1. Torsion-freeness for a prime is subgroup-closed
2. Equivalence of definitions of nilpotent group that is torsion-free for a set of primes
3. Nilpotency is subgroup-closed

## Proof

Given: A nilpotent group $G$, a subgroup $H$ of $G$ that is local powering-invariant and such that $Z(G) \le H$ where $Z(G)$ is the center of $G$. A subgroup $K$ of $G$ containing $H$. A prime number $p$ and an element $h \in H$ such that there is a unique element $x \in K$ satisfying $x^p = h$.

To prove: There exists a unique element $x \in H$ such that $x^p = h$.

Proof:

Step no. Assertion/construction Facts used Given data used Previous steps used Explanation
1 $Z(G) \le K$. $Z(G) \le H, H \le K$. given-direct
2 $K$ is nilpotent. Fact (3) $G$ is nilpotent, $K \le G$ Given-fact direct
3 $K$ is $p$-torsion-free. Fact (2) $h \in K$ has a unique $p^{th}$ root in $K$. We use the equivalence (3) implies (1) within the multi-part equivalence of Fact (2).
4 $Z(G)$ is $p$-torsion-free.
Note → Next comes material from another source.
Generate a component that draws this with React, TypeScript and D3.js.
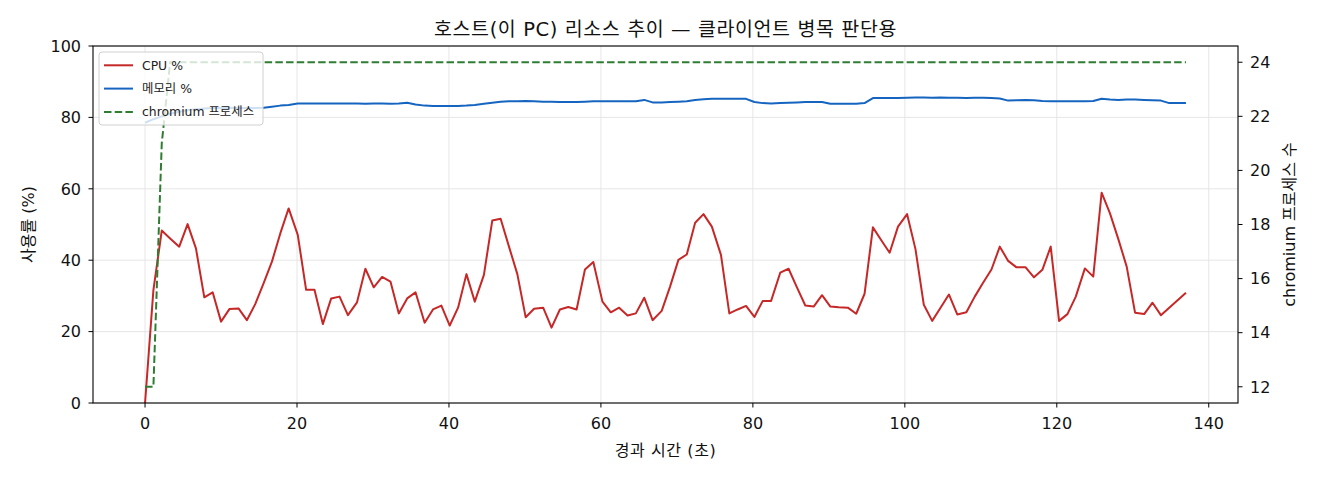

Fact (1) Steps (1), (3) Step-fact combination direct
5 The map $t \mapsto t^p$ is injective in $G$. Fact (2) $G$ is nilpotent Step (4) Step-fact combination direct (specifically, we want to use the implication from (4) to (1) in the multi-part equivalence of Fact (2))
6 The element $x \in K$is the unique $p^{th}$ root of $h$ in all of $G$. $x \in K$ satisfies $x^p = h$. Step (5) given-step direct
7 The element $x$ of Step (6) is in $H$. $H$ is local powering-invariant in $G$. Step (6) Step-given combination direct.